実際、2020年11月、中国も加盟するG20は、すべての債権国が同等の条件で債務の再編に応じ、公平に負担を分担することで原則合意しました。

オンライン形式で開催されたG20サミット(2020年11月)

しかし、今回の報告書で浮かび上がったのは、中国が単独で進める戦略でした。

パークス所長
「欧米各国は、債務危機をできるだけ早く解決しようと中国に協調を呼びかけているが馬の耳に念仏だ。中国政府は『我が道をいく』ことでこの危機を乗り越えようとしている」

債務を再編する交渉への参加にあたっては債権者が平等な立場であるとの保証がない限り、債権者は消極的になってしまいがちです。

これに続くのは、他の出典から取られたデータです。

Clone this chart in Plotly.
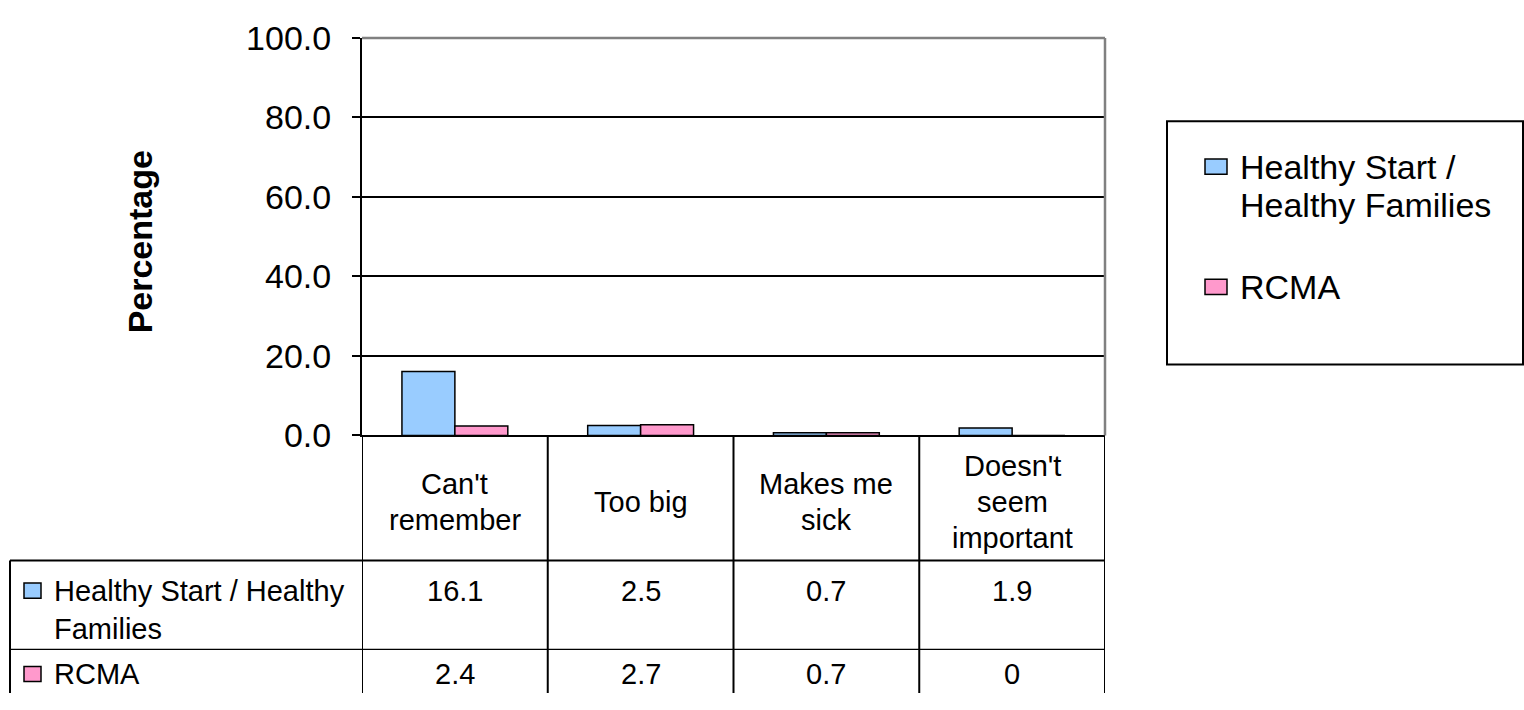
import plotly.graph_objects as go

# ---- data ----
categories = ["Can't remember", "Too big", "Makes me sick", "Doesn't seem important"]
category_labels = ["Can't<br>remember", "Too big", "Makes me<br>sick", "Doesn't<br>seem<br>important"]
series_names = ["Healthy Start / Healthy Families", "RCMA"]
table_row_labels = ["Healthy Start / Healthy<br>Families", "RCMA"]
legend_labels = ["Healthy Start /<br>Healthy Families", "RCMA"]
hs_values = [16.1, 2.5, 0.7, 1.9]
rcma_values = [2.4, 2.7, 0.7, 0]
series_values = [hs_values, rcma_values]
series_colors = ["#99CCFF", "#FF99CC"]
y_ticks = [0, 20, 40, 60, 80, 100]

W, H = 1524, 710
FONT = "Liberation Sans, Arial, sans-serif"


def px(x):
    return x / W


def py(y):
    return 1 - y / H


# plot area in pixels
PL, PR, PT, PB = 362, 1105, 20, 440

fig = go.Figure()
for name, vals, col in zip(series_names, series_values, series_colors):
    fig.add_trace(go.Bar(
        x=categories, y=vals, name=name,
        marker=dict(color=col, line=dict(color="black", width=1.5)),
        showlegend=False, hoverinfo="x+y+name",
    ))

shapes = []
annotations = []

# gray top/right border of the plot area
shapes.append(dict(type="line", xref="paper", yref="paper",
                   x0=px(PL), x1=px(PR), y0=py(PT), y1=py(PT),
                   line=dict(color="#808080", width=2.5), layer="above"))
shapes.append(dict(type="line", xref="paper", yref="paper",
                   x0=px(PR), x1=px(PR), y0=py(PT), y1=py(PB),
                   line=dict(color="#808080", width=2.5), layer="above"))

# ---- data table ----
TABLE_LEFT = 10
HEADER_BOTTOM = 572
ROW_SEP = 666
TABLE_BOTTOM = 712
n = len(categories)
for i in range(n + 1):
    shapes.append(dict(type="line", xref="x", yref="paper",
                       x0=i - 0.5, x1=i - 0.5, y0=py(PB), y1=py(TABLE_BOTTOM),
                       line=dict(color="black", width=2)))
shapes.append(dict(type="line", xref="paper", yref="paper",
                   x0=px(TABLE_LEFT), x1=px(TABLE_LEFT), y0=py(HEADER_BOTTOM), y1=py(TABLE_BOTTOM),
                   line=dict(color="black", width=2)))
shapes.append(dict(type="line", xref="paper", yref="paper",
                   x0=px(TABLE_LEFT), x1=px(PR), y0=py(HEADER_BOTTOM), y1=py(HEADER_BOTTOM),
                   line=dict(color="black", width=2)))
shapes.append(dict(type="line", xref="paper", yref="paper",
                   x0=px(TABLE_LEFT), x1=px(PR), y0=py(ROW_SEP), y1=py(ROW_SEP),
                   line=dict(color="black", width=1.3)))

TFS = 29
HEADER_MID = 510
LINE_H = 38
for cat, lab in zip(categories, category_labels):
    lines = lab.split("<br>")
    k = len(lines)
    for j, ln in enumerate(lines):
        yy = HEADER_MID + (j - (k - 1) / 2) * LINE_H
        annotations.append(dict(xref="x", yref="paper", x=cat, y=py(yy),
                                text=ln, showarrow=False, xanchor="center", yanchor="middle",
                                font=dict(size=TFS, family=FONT, color="black")))

row_text_y = [604, 692]
for r, (lab, vals, col) in enumerate(zip(table_row_labels, series_values, series_colors)):
    y0 = row_text_y[r]
    shapes.append(dict(type="rect", xref="paper", yref="paper",
                       x0=px(24), x1=px(41), y0=py(y0 - 8), y1=py(y0 + 8),
                       fillcolor=col, line=dict(color="black", width=1.5)))
    for j, ln in enumerate(lab.split("<br>")):
        annotations.append(dict(xref="paper", yref="paper", x=px(52), y=py(y0 + 40 * j),
                                text=ln, showarrow=False, xanchor="left", yanchor="middle",
                                font=dict(size=TFS, family=FONT, color="black")))
    for cat, v in zip(categories, vals):
        annotations.append(dict(xref="x", yref="paper", x=cat, y=py(y0),
                                text=f"{v:g}", showarrow=False, xanchor="center", yanchor="middle",
                                font=dict(size=TFS, family=FONT, color="black")))

# ---- legend box ----
shapes.append(dict(type="rect", xref="paper", yref="paper",
                   x0=px(1167), x1=px(1523), y0=py(108), y1=py(365),
                   line=dict(color="black", width=2), fillcolor="rgba(0,0,0,0)"))
legend_y = [156, 283]
for lab, col, y0 in zip(legend_labels, series_colors, legend_y):
    shapes.append(dict(type="rect", xref="paper", yref="paper",
                       x0=px(1205), x1=px(1227), y0=py(y0 - 8), y1=py(y0 + 8),
                       fillcolor=col, line=dict(color="black", width=1.5)))
    for j, ln in enumerate(lab.split("<br>")):
        annotations.append(dict(xref="paper", yref="paper", x=px(1238), y=py(y0 + 41 * j),
                                text=ln, showarrow=False, xanchor="left", yanchor="middle",
                                font=dict(size=34, family=FONT, color="black")))

# y axis title
annotations.append(dict(xref="paper", yref="paper", x=px(140), y=py(236),
                        text="<b>Percentage</b>", textangle=-90, showarrow=False,
                        xanchor="center", yanchor="middle",
                        font=dict(size=34, family=FONT, color="black")))

fig.update_layout(
    width=W, height=H, autosize=False,
    margin=dict(l=0, r=0, t=0, b=0),
    paper_bgcolor="white", plot_bgcolor="white",
    barmode="group", bargap=0.43, bargroupgap=0,
    showlegend=False,
    font=dict(family=FONT, color="black"),
    xaxis=dict(domain=[px(PL), px(PR)], range=[-0.5, n - 0.5], showticklabels=False,
               ticks="", showgrid=False, showline=True, linecolor="black", linewidth=2,
               zeroline=False, fixedrange=True),
    yaxis=dict(domain=[py(PB), py(PT)], range=[0, 100], tickvals=y_ticks,
               ticktext=[f"{t:.1f}" for t in y_ticks],
               ticks="outside", ticklen=8, tickwidth=1.5, tickcolor="black",
               showline=True, linecolor="black", linewidth=2,
               showgrid=True, gridcolor="black", gridwidth=1.5, zeroline=False,
               tickfont=dict(size=34, family=FONT, color="black"),
               ticklabelstandoff=14, fixedrange=True),
    shapes=shapes,
    annotations=annotations,
)

fig.write_html("out.html")
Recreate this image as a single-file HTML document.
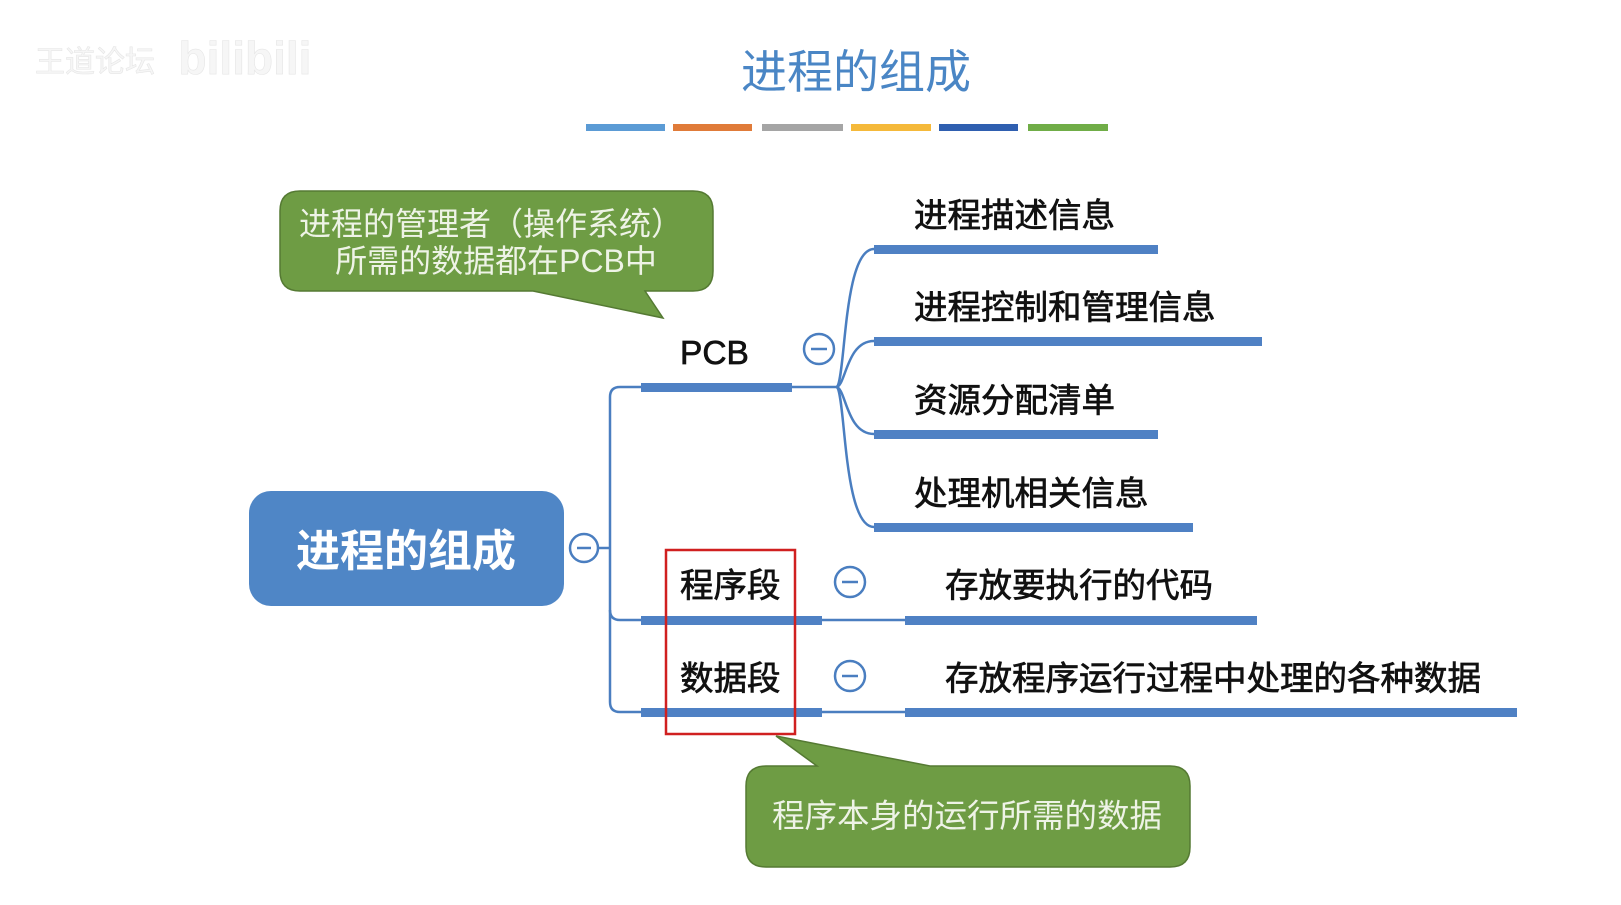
<!DOCTYPE html>
<html><head><meta charset="utf-8"><style>
html,body{margin:0;padding:0;background:#fff;width:1621px;height:905px;overflow:hidden}
svg{display:block}
text{font-family:"Liberation Sans","Noto Sans CJK SC",sans-serif}
</style></head><body>
<svg width="1621" height="905" viewBox="0 0 1621 905" xmlns="http://www.w3.org/2000/svg">
<text x="95" y="72" font-size="30" fill="#f6f6f6" stroke="#e6e6e6" stroke-width="0.6" text-anchor="middle">王道论坛</text>
<text x="245" y="74" font-size="46" font-weight="bold" fill="#f6f6f6" stroke="#e6e6e6" stroke-width="0.6" text-anchor="middle">bilibili</text>

<text x="856" y="88" font-size="46" fill="#4a86c5" text-anchor="middle">进程的组成</text>
<g>
<rect x="586" y="124" width="79" height="7" fill="#5b9bd5"/>
<rect x="673" y="124" width="79" height="7" fill="#e07b39"/>
<rect x="762" y="124" width="81" height="7" fill="#a5a5a5"/>
<rect x="851" y="124" width="80" height="7" fill="#f5b93a"/>
<rect x="939" y="124" width="79" height="7" fill="#2f5fb0"/>
<rect x="1028" y="124" width="80" height="7" fill="#70ad47"/>
</g>

<!-- callout 1 -->
<path d="M300,191 H693 Q713,191 713,211 V271 Q713,291 693,291 H645 L663,318 L533,291 H300 Q280,291 280,271 V211 Q280,191 300,191 Z" fill="#6e9c44" stroke="#557a33" stroke-width="1.5"/>
<text x="491" y="235" font-size="32" fill="#eef3e6" text-anchor="middle">进程的管理者（操作系统）</text>
<text x="496" y="272" font-size="32" fill="#eef3e6" text-anchor="middle">所需的数据都在PCB中</text>

<!-- root -->
<rect x="249" y="491" width="315" height="115" rx="22" fill="#4f86c6"/>
<text x="406" y="566" font-size="44" font-weight="bold" fill="#fff" text-anchor="middle">进程的组成</text>

<g fill="none" stroke="#4a7ec0" stroke-width="2.5">
<circle cx="584" cy="548" r="14" fill="#fff"/>
<line x1="598" y1="548" x2="610" y2="548"/>
<path d="M641,387 H620 Q610,387 610,397 V702 Q610,712 620,712 H641"/>
<path d="M610,610 Q610,620 620,620 H641"/>
<line x1="791" y1="387" x2="836" y2="387"/>
<path d="M836,387 C846,387 842,249 874,249"/>
<path d="M836,387 C846,387 846,341 874,341"/>
<path d="M836,387 C846,387 846,434 874,434"/>
<path d="M836,387 C846,387 842,527 874,527"/>
<line x1="822" y1="620" x2="905" y2="620"/>
<line x1="822" y1="712" x2="905" y2="712"/>
<circle cx="819" cy="349" r="15" fill="#fff"/>
<circle cx="850" cy="582" r="15" fill="#fff"/>
<circle cx="850" cy="676" r="15" fill="#fff"/>
</g>
<g stroke="#4a7ec0" stroke-width="2.5">
<line x1="577" y1="548" x2="591" y2="548"/>
<line x1="811" y1="349" x2="827" y2="349"/>
<line x1="842" y1="582" x2="858" y2="582"/>
<line x1="842" y1="676" x2="858" y2="676"/>
</g>

<g fill="#4f81c4">
<rect x="641" y="383" width="151" height="9"/>
<rect x="874" y="245" width="284" height="9"/>
<rect x="874" y="337" width="388" height="9"/>
<rect x="874" y="430" width="284" height="9"/>
<rect x="874" y="523" width="319" height="9"/>
<rect x="641" y="616" width="181" height="9"/>
<rect x="905" y="616" width="352" height="9"/>
<rect x="641" y="708" width="181" height="9"/>
<rect x="905" y="708" width="612" height="9"/>
</g>

<g font-size="33.5" fill="#111" stroke="#111" stroke-width="0.7">
<text x="680" y="364">PCB</text>
<text x="914" y="227">进程描述信息</text>
<text x="914" y="319">进程控制和管理信息</text>
<text x="914" y="412">资源分配清单</text>
<text x="914" y="505">处理机相关信息</text>
<text x="680" y="597">程序段</text>
<text x="945" y="597">存放要执行的代码</text>
<text x="680" y="690">数据段</text>
<text x="945" y="690">存放程序运行过程中处理的各种数据</text>
</g>

<rect x="666" y="550" width="129" height="184" fill="none" stroke="#d02020" stroke-width="2.5"/>

<!-- callout 2 -->
<path d="M766,766 H817 L776,736 L930,766 H1170 Q1190,766 1190,786 V847 Q1190,867 1170,867 H766 Q746,867 746,847 V786 Q746,766 766,766 Z" fill="#6e9c44" stroke="#557a33" stroke-width="1.5"/>
<text x="967" y="827" font-size="32.5" fill="#eef3e6" text-anchor="middle">程序本身的运行所需的数据</text>
</svg>
</body></html>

一方、世界最大の債権国、中国を抜きに途上国を救済することはできないのが現実です。中国流“金融道”の姿を冷静に見極めつつ、国際機関や日本を含む先進国が粘り強く中国を巻き込み、途上国の借金を減らしていくという難題が突きつけられています。

APCAS

これらの取材の成果として、11月19日のNHKスペシャル『混迷の世紀 第13回 世界“債務危機”は止められるか』で、スリランカの債務整理を巡る日本の動きの裏側を追っていました。特に財務省の担当者の皆さんが、債権国の足並みが揃わない中、世界銀行などと共に国際協調体制を守るために昼夜問わず奮闘している姿が印象的でした(スリランカが日本に取りまとめを期待している気持ちがわかりました)。政治体制の問題のしわ寄せが、結局、普通の市民の食事や医療の問題として直撃してしまうのが切ない限りでした。
スリランカ国内は、政治的な混乱の火種は残っており、まだ長い道のりが続きそうです。やはり、議員を選ぶ選挙って大切だなとしみじみ思います。